Si elle se décrit comme « très impatiente », elle nous dit que c’est son coach, Thomas Dreissigacker, qui l’aide à repousser ses limites au bon moment et à faire confiance à l’entraînement. « Mon coach est super malin et j’ai confiance en lui. Il est à fond dans la data, comme moi. Je suis une scientifique, donc ça me va bien. Il prend soin de nous et ne pense pas seulement aux performances, il pense aussi à nos vies personnelles. Son approche est holistique et c’est la meilleure approche. »

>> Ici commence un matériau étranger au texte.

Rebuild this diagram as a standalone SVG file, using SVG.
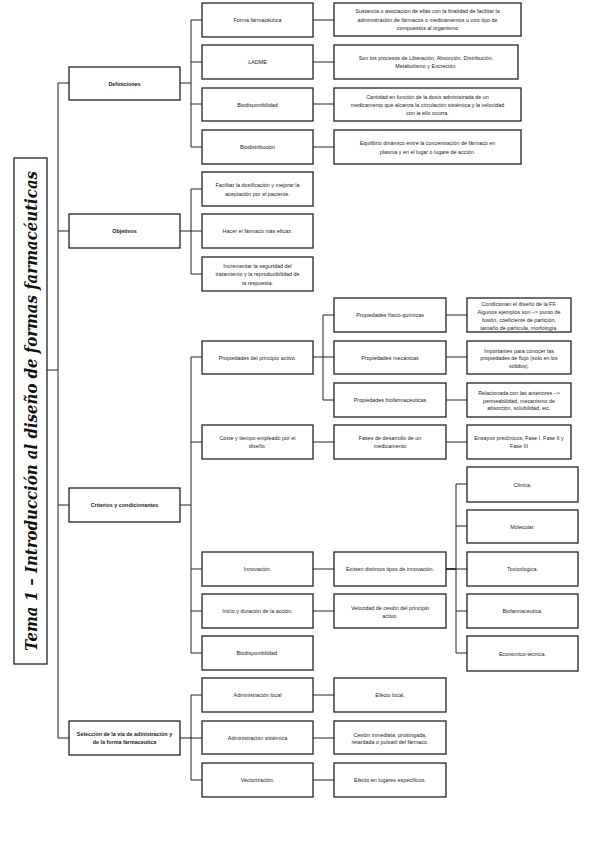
<svg xmlns="http://www.w3.org/2000/svg" width="599" height="848" viewBox="0 0 599 848">
<style>
rect{fill:#fff;stroke:#222;stroke-width:1.3}
.c path{fill:none;stroke:#222;stroke-width:1}
text{font-family:"Liberation Sans",Arial,sans-serif;font-size:5.4px;fill:#222;text-anchor:middle;dominant-baseline:central}
.b{font-weight:bold}
.t{font-family:"DejaVu Serif","Liberation Serif",serif;font-size:17px;font-weight:bold;font-style:italic;fill:#111}
</style>
<g class="c">
<path d="M47 370H58M58 83V738M58 83H69M58 231H69M58 505H69M58 738H69"/>
<path d="M180 83H191M191 20V147M191 20H202M191 62H202M191 104H202M191 147H202"/>
<path d="M313 20H334M313 62H334M313 104H334M313 147H334"/>
<path d="M180 231H202M191 189V274M191 189H202M191 274H202"/>
<path d="M180 505H191M191 357V653M191 357H202M191 442H202M191 569H202M191 611H202M191 653H202"/>
<path d="M313 357H334M323 315V400M323 315H334M323 400H334"/>
<path d="M446 315H467M446 357H467M446 400H467"/>
<path d="M313 442H334M446 442H467"/>
<path d="M313 569H334M313 611H334"/>
<path d="M446 569H456" style="stroke-width:1.8"/>
<path d="M456 484V653M456 484H467M456 526H467M456 569H467M456 611H467M456 653H467"/>
<path d="M180 738H202M191 695V780M191 695H202M191 780H202"/>
<path d="M313 695H334M313 738H334M313 780H334"/>
</g>
<g id="title"><rect x="14" y="158" width="33" height="506"/><text class="t" transform="translate(31 411) rotate(-90)" textLength="480" lengthAdjust="spacingAndGlyphs">Tema 1 – Introducción al diseño de formas farmacéuticas</text></g>
<g id="definiciones"><rect x="69" y="67" width="111" height="33"/><text class="b" x="124.5" y="83.5">Definiciones</text></g>
<g id="objetivos"><rect x="69" y="214" width="111" height="34"/><text class="b" x="124.5" y="231">Objetivos</text></g>
<g id="criterios"><rect x="69" y="488" width="111" height="34"/><text class="b" x="124.5" y="505">Criterios y condicionantes</text></g>
<g id="seleccion"><rect x="69" y="721" width="111" height="34"/><text class="b" x="124.5" y="734">Selección de la vía de adinistración y</text><text class="b" x="124.5" y="742">de la forma farmaceutica</text></g>
<g id="forma"><rect x="202" y="3" width="111" height="34"/><text x="257.5" y="20">Forma farmacéutica</text></g>
<g id="ladme"><rect x="202" y="45" width="111" height="34"/><text x="257.5" y="62">LADME</text></g>
<g id="biodisp"><rect x="202" y="88" width="111" height="33"/><text x="257.5" y="104.5">Biodisponibilidad</text></g>
<g id="biodist"><rect x="202" y="130" width="111" height="34"/><text x="257.5" y="147">Biodistribución</text></g>
<g id="def-forma"><rect x="334" y="3" width="187" height="33"/><text x="427.5" y="11.3">Sustancia o asociación de ellas con la finalidad de facilitar la</text><text x="427.5" y="19.6">administración de fármacos o medicamentos u otro tipo de</text><text x="427.5" y="27.9">compuestos al organismo</text></g>
<g id="def-ladme"><rect x="334" y="45" width="184" height="34"/><text x="426" y="57.5">Son los procesos de Liberación, Absorción, Distribución,</text><text x="426" y="66.3">Metabolismo y Excreción.</text></g>
<g id="def-biodisp"><rect x="334" y="88" width="187" height="33"/><text x="427.5" y="96.5">Cantidad en función de la dosis administrada de un</text><text x="427.5" y="104.8">medicamento que alcanza la circulación sistémica y la velocidad</text><text x="427.5" y="113.1">con la ello ocurra.</text></g>
<g id="def-biodist"><rect x="334" y="130" width="187" height="34"/><text x="427.5" y="143.2">Equilibrio dinámico entre la concentración de fármaco en</text><text x="427.5" y="151.7">plasma y en el lugar o lugare de acción.</text></g>
<g id="obj1"><rect x="202" y="172" width="111" height="34"/><text x="257.5" y="185">Facilitar la dosificación y mejorar la</text><text x="257.5" y="194">aceptación por el paciente.</text></g>
<g id="obj2"><rect x="202" y="214" width="111" height="34"/><text x="257.5" y="231">Hacer el fármaco más eficaz.</text></g>
<g id="obj3"><rect x="202" y="257" width="111" height="34"/><text x="257.5" y="266">Incrementar la seguridad del</text><text x="257.5" y="274.3">tratamiento y la reproducibilidad de</text><text x="257.5" y="282.6">la respuesta.</text></g>
<g id="prop-pa"><rect x="202" y="341" width="111" height="33"/><text x="257.5" y="357.5">Propiedades del principio activo.</text></g>
<g id="coste"><rect x="202" y="425" width="111" height="34"/><text x="257.5" y="438">Coste y tiempo empleado por el</text><text x="257.5" y="446">diseño.</text></g>
<g id="innovacion"><rect x="202" y="552" width="111" height="34"/><text x="257.5" y="569">Innovación.</text></g>
<g id="inicio"><rect x="202" y="594" width="111" height="34"/><text x="257.5" y="611">Inicio y duración de la acción.</text></g>
<g id="biodisp2"><rect x="202" y="636" width="111" height="34"/><text x="257.5" y="653">Biodisponibilidad.</text></g>
<g id="fq"><rect x="334" y="298" width="112" height="34"/><text x="390" y="315">Propiedades físico-químicas</text></g>
<g id="mec"><rect x="334" y="341" width="112" height="33"/><text x="390" y="357.5">Propiedades mecánicas</text></g>
<g id="biof"><rect x="334" y="383" width="112" height="34"/><text x="390" y="400">Propiedades biofarmaceuticas</text></g>
<g id="fq-d"><rect x="467" y="298" width="104" height="34"/><text x="519" y="304.3">Condicionan el diseño de la FF.</text><text x="519" y="312.2">Algunos ejemplos son –&gt; punto de</text><text x="519" y="320.1">fusión, coeficiente de partición,</text><text x="519" y="328">tamaño de partícula, morfología.</text></g>
<g id="mec-d"><rect x="467" y="341" width="104" height="33"/><text x="519" y="350.5">Importantes para conocer las</text><text x="519" y="358.3">propiedades de flujo (solo en los</text><text x="519" y="366.1">sólidos).</text></g>
<g id="biof-d"><rect x="467" y="383" width="104" height="34"/><text x="519" y="393">Relacionada con las anteriores –&gt;</text><text x="519" y="400.6">permeabilidad, mecanismo de</text><text x="519" y="408.2">absorción, solubilidad, etc.</text></g>
<g id="fases"><rect x="334" y="425" width="112" height="34"/><text x="390" y="438">Fases de desarrollo de un</text><text x="390" y="446">medicamento</text></g>
<g id="ensayos"><rect x="467" y="425" width="104" height="34"/><text x="519" y="438">Ensayos preclínicos, Fase I, Fase II y</text><text x="519" y="446">Fase III</text></g>
<g id="existen"><rect x="334" y="552" width="112" height="34"/><text x="390" y="569">Existen distintos tipos de innovación.</text></g>
<g id="velocidad"><rect x="334" y="594" width="112" height="34"/><text x="390" y="607.5">Velocidad de cesión del principio</text><text x="390" y="615.5">activo.</text></g>
<g id="clinica"><rect x="467" y="467" width="111" height="35"/><text x="522.5" y="484.5">Clínica.</text></g>
<g id="molecular"><rect x="467" y="510" width="111" height="33"/><text x="522.5" y="526.5">Molecular.</text></g>
<g id="toxico"><rect x="467" y="552" width="111" height="34"/><text x="522.5" y="569">Toxicologica.</text></g>
<g id="biofarm"><rect x="467" y="594" width="111" height="34"/><text x="522.5" y="611">Biofarmaceutica.</text></g>
<g id="economico"><rect x="467" y="636" width="111" height="35"/><text x="522.5" y="653.5">Economico-tecnica.</text></g>
<g id="adm-local"><rect x="202" y="678" width="111" height="34"/><text x="257.5" y="695">Administración local</text></g>
<g id="adm-sist"><rect x="202" y="721" width="111" height="33"/><text x="257.5" y="737.5">Administración sistémica</text></g>
<g id="vector"><rect x="202" y="763" width="111" height="34"/><text x="257.5" y="780">Vectorización.</text></g>
<g id="ef-local"><rect x="334" y="678" width="112" height="34"/><text x="390" y="695">Efecto local.</text></g>
<g id="cesion"><rect x="334" y="721" width="112" height="33"/><text x="390" y="734.5">Cesión inmediata, prolongada,</text><text x="390" y="742">retardada o pulsatil del fármaco.</text></g>
<g id="ef-esp"><rect x="334" y="763" width="112" height="34"/><text x="390" y="780">Efecto en lugares específicos.</text></g>
</svg>
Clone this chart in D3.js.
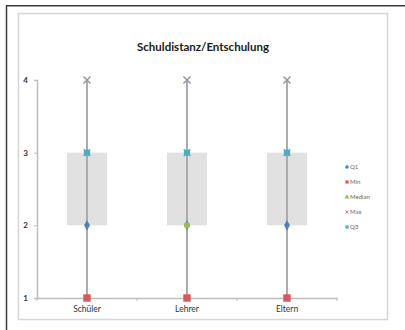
<!DOCTYPE html>
<html>
<head>
<meta charset="utf-8">
<script src="https://cdn.jsdelivr.net/npm/d3@7"></script>
<style>
  html, body { margin: 0; padding: 0; background: #fff; }
  svg { display: block; }
</style>
</head>
<body>
<svg id="chart" width="405" height="330"></svg>
<script>
const categories = ["Schüler", "Lehrer", "Eltern"];
const minVals    = [1, 1, 1];
const q1Vals     = [2, 2, 2];
const medianVals = [3, 2, 3];
const maxVals    = [4, 4, 4];
const q3Vals     = [3, 3, 3];
const yTicks     = [1, 2, 3, 4];
const seriesNames = ["Q1", "Min", "Median", "Max", "Q3"];
const title = "Schuldistanz/Entschulung";

const svg = d3.select("#chart");
const font = "Lato, 'Open Sans', sans-serif";

// frames
svg.append("line").attr("x1", 6.5).attr("x2", 6.5).attr("y1", 5).attr("y2", 330)
  .attr("stroke", "#3c3c3c").attr("stroke-width", 1.5);
svg.append("line").attr("x1", 6).attr("x2", 405).attr("y1", 5.75).attr("y2", 5.75)
  .attr("stroke", "#3c3c3c").attr("stroke-width", 1.5);
svg.append("rect").attr("x", 18.5).attr("y", 13.5).attr("width", 369).attr("height", 306)
  .attr("fill", "none").attr("stroke", "#d6d6d6").attr("stroke-width", 1.5);

// title
svg.append("text").attr("x", 203).attr("y", 51).attr("text-anchor", "middle")
  .attr("font-family", font).attr("font-weight", "bold").attr("font-size", 11.5)
  .attr("fill", "#1a1a1a").text(title);

const y = d3.scaleLinear().domain([1, 4]).range([298, 80]);
const x = d3.scaleBand().domain(categories).range([37, 337]).padding(0);
const boxW = x.bandwidth() * 0.4;

// y axis
const yAxis = svg.append("g").attr("transform", "translate(37,0)")
  .call(d3.axisLeft(y).tickValues(yTicks).tickSize(3).tickPadding(6).tickFormat(d3.format("d")));
yAxis.select(".domain").attr("stroke", "#bdbdbd").attr("stroke-width", 1.5);
yAxis.selectAll(".tick line").attr("stroke", "#bdbdbd");
yAxis.selectAll(".tick text").attr("font-family", font).attr("font-size", 8)
  .attr("font-weight", "bold").attr("fill", "#333");

// boxes
const idx = d3.range(categories.length);
svg.append("g").selectAll("rect").data(idx).join("rect")
  .attr("x", i => x(categories[i]) + x.bandwidth() / 2 - boxW / 2)
  .attr("y", i => y(q3Vals[i]))
  .attr("width", boxW)
  .attr("height", i => y(q1Vals[i]) - y(q3Vals[i]))
  .attr("fill", "#e1e1e1");

// x axis
const xAxis = svg.append("g").attr("transform", "translate(0,298)")
  .call(d3.axisBottom(x).tickSize(0).tickPadding(8));
xAxis.select(".domain").attr("stroke", "#bdbdbd").attr("stroke-width", 1.5);
xAxis.selectAll(".tick text").attr("font-family", font).attr("font-size", 8.5).attr("fill", "#333");
const edges = categories.map(c => x(c)).concat([x.range()[1]]);
svg.append("g").selectAll("line").data(edges).join("line")
  .attr("x1", d => d).attr("x2", d => d).attr("y1", 298).attr("y2", 301)
  .attr("stroke", "#bdbdbd");

// whiskers
svg.append("g").selectAll("line").data(idx).join("line")
  .attr("x1", i => x(categories[i]) + x.bandwidth() / 2)
  .attr("x2", i => x(categories[i]) + x.bandwidth() / 2)
  .attr("y1", i => y(maxVals[i])).attr("y2", i => y(minVals[i]))
  .attr("stroke", "#acacac").attr("stroke-width", 2);

// series markers
const colors = ["#4f81bd", "#d9575a", "#9bbb59", "#9a93ad", "#4bacc6"];
const cx = i => x(categories[i]) + x.bandwidth() / 2;
function pts(vals) {
  return svg.append("g").selectAll("path").data(idx).join("path")
    .attr("transform", i => `translate(${cx(i)},${y(vals[i])})`);
}
pts(q1Vals).attr("d", d3.symbol().type(d3.symbolDiamond).size(30)).attr("fill", colors[0]);
pts(minVals).attr("d", d3.symbol().type(d3.symbolSquare).size(55)).attr("fill", colors[1]);
pts(medianVals).attr("d", d3.symbol().type(d3.symbolCircle).size(30)).attr("fill", colors[2]);
pts(maxVals).attr("d", d3.symbol().type(d3.symbolTimes).size(35))
  .attr("fill", "none").attr("stroke", colors[3]).attr("stroke-width", 1.5);
pts(q3Vals).attr("d", d3.symbol().type(d3.symbolCircle).size(32)).attr("fill", colors[4]);
pts(q3Vals).attr("d", d3.symbol().type(d3.symbolTimes).size(30))
  .attr("fill", "none").attr("stroke", colors[4]).attr("stroke-width", 1.5);

// legend
const legSyms = [d3.symbolCircle, d3.symbolSquare, d3.symbolTriangle, d3.symbolTimes, d3.symbolSquare];
const leg = svg.append("g").selectAll("g").data(seriesNames).join("g")
  .attr("transform", (d, i) => `translate(347,${167 + i * 15})`);
leg.append("path")
  .attr("d", (d, i) => d3.symbol().type(legSyms[i]).size(i === 3 ? 8 : 10)())
  .attr("fill", (d, i) => i === 3 ? "none" : colors[i])
  .attr("stroke", (d, i) => i === 3 ? colors[i] : "none");
leg.append("text").attr("x", 3).attr("y", 2).attr("font-family", font).attr("font-size", 6)
  .attr("fill", "#666").text(d => d);
</script>
</body>
</html>
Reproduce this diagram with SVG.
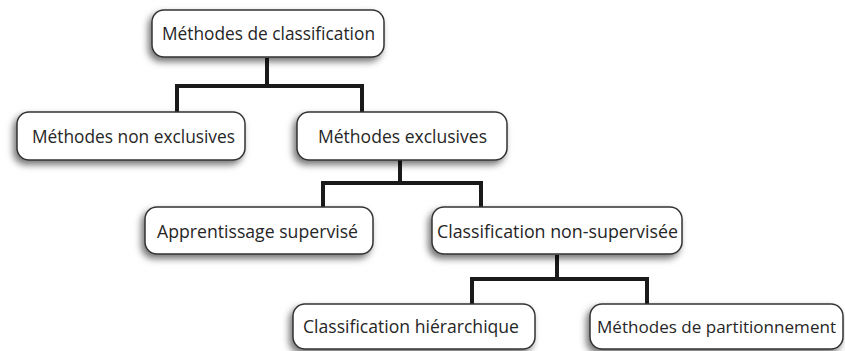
<svg xmlns="http://www.w3.org/2000/svg" width="845" height="351" viewBox="0 0 845 351">
<defs>
<filter id="sh" x="-20%" y="-30%" width="140%" height="170%">
<feDropShadow dx="-3" dy="4" stdDeviation="3.5" flood-color="#000" flood-opacity="0.55"/>
</filter>
<style>
.box{fill:#fff;stroke:#333;stroke-width:1.5;filter:url(#sh)}
.lbl{font-family:"Open Sans","Noto Sans","Liberation Sans",sans-serif;font-size:18px;fill:#262626}
.con{fill:none;stroke:#1a1a1a;stroke-width:4;stroke-linejoin:miter}
</style>
</defs>
<rect width="845" height="351" fill="#fff"/>
<g id="connectors">
<path class="con" d="M267 58V86M177 112V86H362V112"/>
<path class="con" d="M400 160V183M323 207V183H481V207"/>
<path class="con" d="M557 255V279M472 304V279H647V304"/>
</g>
<g id="n-root">
<rect class="box" x="152" y="10" width="232" height="47" rx="12"/>
<text class="lbl" x="162" y="40" textLength="213" lengthAdjust="spacingAndGlyphs">Méthodes de classification</text>
</g>
<g id="n-nonexcl">
<rect class="box" x="17" y="112" width="228" height="48" rx="12"/>
<text class="lbl" x="32" y="143" textLength="203" lengthAdjust="spacingAndGlyphs">Méthodes non exclusives</text>
</g>
<g id="n-excl">
<rect class="box" x="297" y="112" width="210" height="48" rx="12"/>
<text class="lbl" x="318" y="143" textLength="169" lengthAdjust="spacingAndGlyphs">Méthodes exclusives</text>
</g>
<g id="n-superv">
<rect class="box" x="145" y="207" width="228" height="47" rx="12"/>
<text class="lbl" x="157" y="238" textLength="201" lengthAdjust="spacingAndGlyphs">Apprentissage supervisé</text>
</g>
<g id="n-nonsuperv">
<rect class="box" x="432" y="207" width="250" height="47" rx="12"/>
<text class="lbl" x="437" y="238" textLength="241" lengthAdjust="spacingAndGlyphs">Classification non-supervisée</text>
</g>
<g id="n-hier">
<rect class="box" x="293" y="304" width="242" height="45" rx="12"/>
<text class="lbl" x="303" y="333" textLength="216" lengthAdjust="spacingAndGlyphs">Classification hiérarchique</text>
</g>
<g id="n-part">
<rect class="box" x="590" y="304" width="253" height="45" rx="12"/>
<text class="lbl" x="597" y="333" font-size="16.5" textLength="239" lengthAdjust="spacingAndGlyphs" style="font-size:16.5px">Méthodes de partitionnement</text>
</g>
</svg>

C’est le programme élevé en kilométrage de Thomas et son travail régulier à la salle qui l'ont aidée à rester constante et en pleine forme. Mais aussi à garder le cap sur Paris. « Je ne suis pas le genre d’athlète qui s’en fout des championnats d’Europe. Pour moi, c’était super important. Il y a deux ans, j’ai fini à la douzième place. Cette année, j’ai la médaille de bronze. »

En janvier, avec sa performance de 14:46:37 à l’Université de Boston, elle bat haut la main le minima olympique. Il n’y a que trois places par événement, pour chaque pays. Pour le moment, elle est la seule à s’être qualifiée pour l’Espagne. « Je suis plutôt détendue, ce qui est une bonne chose. Mais c’est quand l’enjeu est le plus important qu’on se dépasse. Aux épreuves nationales, il faut que je performe, que je sois dans le top 2 ou 3. » Justement, aux championnats d’Europe, elle revient avec la médaille de bronze et un nouveau record personnel : 14:44:04.

« C’est quand l’enjeu est le plus important qu’on se dépasse. »

« [Les championnats d’Europe] étaient aussi importants que les JO pour moi. C’était l’occasion de me tester pendant un grand événement, sur une grande piste. Ça a boosté ma confiance en moi pour le reste de l’été. Les Jeux ne sont plus loin. » Après tant d’années à rester concentrée sur sa vision, l’heure est enfin arrivée pour elle de la mettre en pratique. « 2024 est là. Pour nous, c’est l’année la plus importante de nos vies. »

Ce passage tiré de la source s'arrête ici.